80-20 comes from the realization that no politician will pay attention to a group that cannot generate votes.

"So if all Asian Americans are 50 percent one side and 50 percent the other side, then there's no reason for a politician or the government to pay attention to what you actually advocate," Lam explained. "So if could get Asian Americans to vote in a swing block vote - that's non-partisan; it could be Democrat or Republican - then that would mean something."

Lam said their group researches the candidates of any race - federal, state or even local - sending each a survey (in the last two presidential races Obama and Clinton actually returned the surveys 80-20 sent to them).

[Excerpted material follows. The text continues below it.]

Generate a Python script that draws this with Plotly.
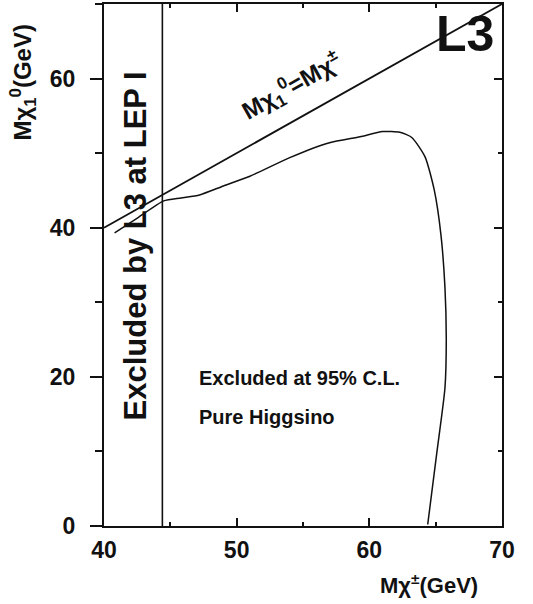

Delegates then meet to decide who to endorse.

"We have built the largest Asian-American database, with 150,000 emails going out every week, so that's basically how it works," he said. "We help identify which candidate in a race is better for Asian Americans, supports Asian-American issues, and then we try to encourage people to vote for that person."

So 80-20 versus 50-50? "Yes, basically, we want 80 percent of Asian Americans to vote for the candidate who best represents Asian-American interests," Lam said.

80-20 is divided into two parts: an educational foundation that tries to get people out to vote and keeps key issues - like college admissions quotas or bamboo ceilings in corporate America - in front of them. Being a 501c3 charitable organization, it cannot endorse political candidates or tell people how to vote.

The other half is the political action committee, which does the research and endorsing.

80-20 was founded in 1996 - "not to say this was all because of them", Lam said - but in 1992, Asian Americans voted for the first Bush by 24 points. In the years since, the margin has narrowed and moved in favor of Democrats.

Every year, more Asian Americans vote for the candidate 80-20 endorses, Lam said.

"We've seen the impact in recent presidential elections where the candidate that 80-20 endorsed had increasing advantage over their opponent," Lam said. "When they endorsed Obama in 2012 over Mitt Romney, the Asians' vote was 47 points for Obama over Romney. It was huge. Obama got 73 percent versus Romney's 26 percent."

"They did endorse Hillary Clinton," Lam added.